La medicina com’è noto ha fatto e continua a fare enormi progressi che sono il motivo del costante allungamento della vita media, destinato a sconvolgere i bilanci statali e gli equilibri sociali.
Io ho raggiunto gli ottanta anni e questo problema, come in genere tutti quelli di medio e lungo periodo per quanto rilevanti, mi appassionano poco. Mi limito a verificare che cento anni fa raramente si arrivava alla mia età, mentre oggi, quando qualche amico muore prima, diciamo che se n’è andato troppo presto. Rilevo inoltre che i tanti ottantenni di oggi sono assai diversi da quei pochi di cento anni fa che erano individui fisicamente eccezionali perché se non lo fossero stati sarebbero scomparsi dieci o venti anni prima.
Il meccanismo sociale di allora, pur meno crudo di quello degli esquimesi per i quali l’eliminazione fisica di chi non è produttivo fa parte delle regole del gioco, lasciava gli anziani al naturale decadimento fisico dei loro organi, che sfociava presto in malattie allora incurabili. Solo fisici fatti per durare più a lungo avevano il passaporto per la vecchiaia.

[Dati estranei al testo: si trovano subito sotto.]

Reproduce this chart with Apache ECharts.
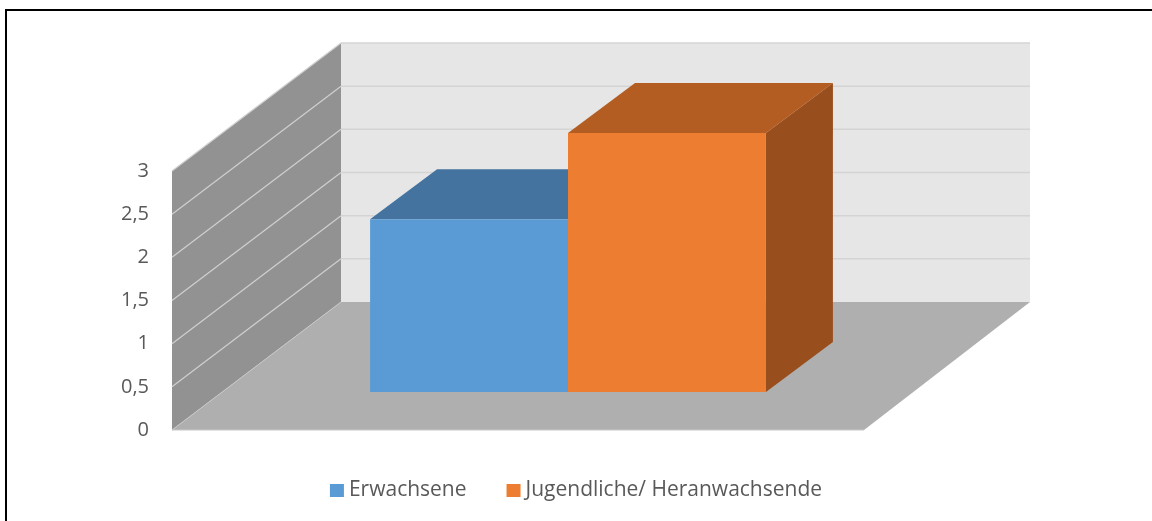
<!DOCTYPE html>
<html>
<head>
<meta charset="utf-8">
<script src="https://cdn.jsdelivr.net/npm/echarts@6/dist/echarts.min.js"></script>
<style>
  html, body { margin: 0; padding: 0; background: #fff; }
  #chart { width: 1152px; height: 521px; }
</style>
</head>
<body>
<div id="chart"></div>
<script>
// Data
const categories = [''];
const seriesNames = ['Erwachsene', 'Jugendliche/ Heranwachsende'];
const erwachsene = [2];
const jugendliche = [3];
const yTicks = [0, 0.5, 1, 1.5, 2, 2.5, 3];

// Look of the pseudo-3D box
const colors = {
  front: ['#5b9bd5', '#ed7d31'],
  top: ['#44739f', '#b35d22'],
  side: ['#3f6a93', '#994e1d'],
  backWall: '#e6e6e6',
  sideWall: '#929292',
  floor: '#afafaf',
  grid: '#d4d4d4',
  sideGrid: '#d0d0d0'
};
const WALL_DX = 169, WALL_DY = -128;   // depth of the whole plot box
const BAR_OFF_DX = 50, BAR_OFF_DY = -38; // bars start this far into the box
const BAR_DX = 67, BAR_DY = -50;       // depth of each bar
const GROUP_RATIO = 0.572;             // share of the band used by the bar group

function wallsItem(params, api) {
  const band = api.size([1, 0])[0];
  const c0 = api.coord([0, 0]);
  const c3 = api.coord([0, yTicks[yTicks.length - 1]]);
  const x0 = c0[0] - band / 2, x1 = c0[0] + band / 2;
  const yb = c0[1], yt = c3[1];
  const children = [];
  // back wall
  children.push({ type: 'rect', shape: { x: x0 + WALL_DX, y: yt + WALL_DY, width: x1 - x0 - 3, height: yb - yt },
    style: { fill: colors.backWall } });
  // side wall
  children.push({ type: 'polygon', shape: { points: [[x0, yb], [x0, yt], [x0 + WALL_DX, yt + WALL_DY], [x0 + WALL_DX, yb + WALL_DY]] },
    style: { fill: colors.sideWall } });
  // floor
  children.push({ type: 'polygon', shape: { points: [[x0, yb], [x1, yb], [x1 + WALL_DX - 3, yb + WALL_DY], [x0 + WALL_DX, yb + WALL_DY]] },
    style: { fill: colors.floor } });
  // grid lines on back and side wall
  yTicks.forEach(function (v) {
    const y = api.coord([0, v])[1];
    if (v > 0) {
      children.push({ type: 'line', shape: { x1: x0 + WALL_DX, y1: y + WALL_DY, x2: x1 + WALL_DX - 3, y2: y + WALL_DY },
        style: { stroke: colors.grid, lineWidth: 1.5 } });
      children.push({ type: 'line', shape: { x1: x0, y1: y, x2: x0 + WALL_DX, y2: y + WALL_DY },
        style: { stroke: colors.sideGrid, lineWidth: 1.2 } });
    }
  });
  children.push({ type: 'line', shape: { x1: x0, y1: yb, x2: x0 + WALL_DX, y2: yb + WALL_DY },
    style: { stroke: '#c8c8c8', lineWidth: 1 } });
  children.push({ type: 'line', shape: { x1: x0, y1: yb, x2: x1, y2: yb },
    style: { stroke: '#c8c8c8', lineWidth: 1 } });
  return { type: 'group', children: children };
}

function barRenderer(idx) {
  return function (params, api) {
    const cat = api.value(0), val = api.value(1);
    const band = api.size([1, 0])[0];
    const base = api.coord([cat, 0]);
    const top = api.coord([cat, val]);
    const w = band * GROUP_RATIO / 2;
    const left = base[0] - w + idx * w + BAR_OFF_DX;
    const right = left + w;
    const yb = base[1] + BAR_OFF_DY, yt = top[1] + BAR_OFF_DY;
    return {
      type: 'group',
      children: [
        { type: 'polygon', shape: { points: [[right, yb], [right, yt], [right + BAR_DX, yt + BAR_DY], [right + BAR_DX, yb + BAR_DY]] },
          style: { fill: colors.side[idx] } },
        { type: 'polygon', shape: { points: [[left, yt], [right, yt], [right + BAR_DX, yt + BAR_DY], [left + BAR_DX, yt + BAR_DY]] },
          style: { fill: colors.top[idx] } },
        { type: 'rect', shape: { x: left, y: yt, width: w, height: yb - yt },
          style: { fill: colors.front[idx] } }
      ]
    };
  };
}

const chart = echarts.init(document.getElementById('chart'), null, { renderer: 'canvas' });
chart.setOption({
  animation: false,
  backgroundColor: '#ffffff',
  textStyle: { fontFamily: 'Open Sans' },
  grid: { left: 172, right: 288, top: 171, bottom: 91 },
  legend: {
    data: seriesNames,
    top: 475,
    left: 'center',
    itemWidth: 14,
    itemHeight: 13,
    itemGap: 40,
    icon: 'rect',
    textStyle: { fontSize: 21, color: '#595959', fontFamily: 'Open Sans' }
  },
  xAxis: {
    type: 'category',
    data: categories,
    axisLine: { show: false },
    axisTick: { show: false },
    axisLabel: { show: false },
    splitLine: { show: false }
  },
  yAxis: {
    type: 'value',
    min: 0,
    max: 3,
    interval: 0.5,
    axisLine: { show: false },
    axisTick: { show: false },
    splitLine: { show: false },
    axisLabel: {
      margin: 23,
      fontSize: 20,
      color: '#595959',
      fontFamily: 'Open Sans',
      formatter: function (v) { return String(v).replace('.', ','); }
    }
  },
  graphic: [{
    type: 'rect', silent: true,
    shape: { x: 6, y: 10, width: 1300, height: 700 },
    style: { fill: 'none', stroke: '#000', lineWidth: 2 }
  }],
  series: [
    { type: 'custom', name: '_walls', z: 1, silent: true, data: [[0, 0]], renderItem: wallsItem },
    { type: 'custom', name: seriesNames[0], z: 2, itemStyle: { color: colors.front[0] },
      data: categories.map(function (c, i) { return [i, erwachsene[i]]; }), renderItem: barRenderer(0) },
    { type: 'custom', name: seriesNames[1], z: 3, itemStyle: { color: colors.front[1] },
      data: categories.map(function (c, i) { return [i, jugendliche[i]]; }), renderItem: barRenderer(1) }
  ]
});
</script>
</body>
</html>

Oggi non è così, la scoperta di nuovi medicamenti e l’attività generale di prevenzione, unita alle capacità chirurgiche nell’aggressione dei tumori e nel trapianto degli organi, hanno creato un esercito, del quale faccio parte, che è certamente inserito nel contesto sociale, ma in una particolare condizione psicologica e pratica.
Noi ottantenni siamo giunti a questa età assumendo dei farmaci, i più fortunati solo quelli per la pressione, il colesterolo, l’azotemia e via dicendo, quelli che hanno dovuto superare situazioni critiche prendono spesso, in aggiunta ai primi, altri farmaci più complicati. I medici ci dicono che i controlli alla nostra età devono essere assai frequenti proprio perché gli stessi farmaci potrebbero portare scompensi di altra natura che vanno corretti in tempo.
Così la vita della maggior parte degli ottantenni è regolata non solo da cure quotidiane (pillole quando va bene) ma da assai frequenti esami del sangue e radiologici, necessari al medico per confermare o modificare le cure. La vita, ormai non più lavorativa ma solo sociale, si deve svolgere quindi entro i limiti di questo eccesso di attenzione al fisico che rischia di diventare l’attività preponderante. E il pegno che paghiamo per allungare di qualche anno la sopravvivenza, sperando che non sia la mente a decadere e ad abbandonarci.
Ben venga tutto perché l’attaccamento alla vita è insito in ognuno di noi, ma siamo proprio sicuri che questo sforzo scientifico, oltre che problemi di bilancio statale e di assetto sociale, non generi anche un esercito di zombi?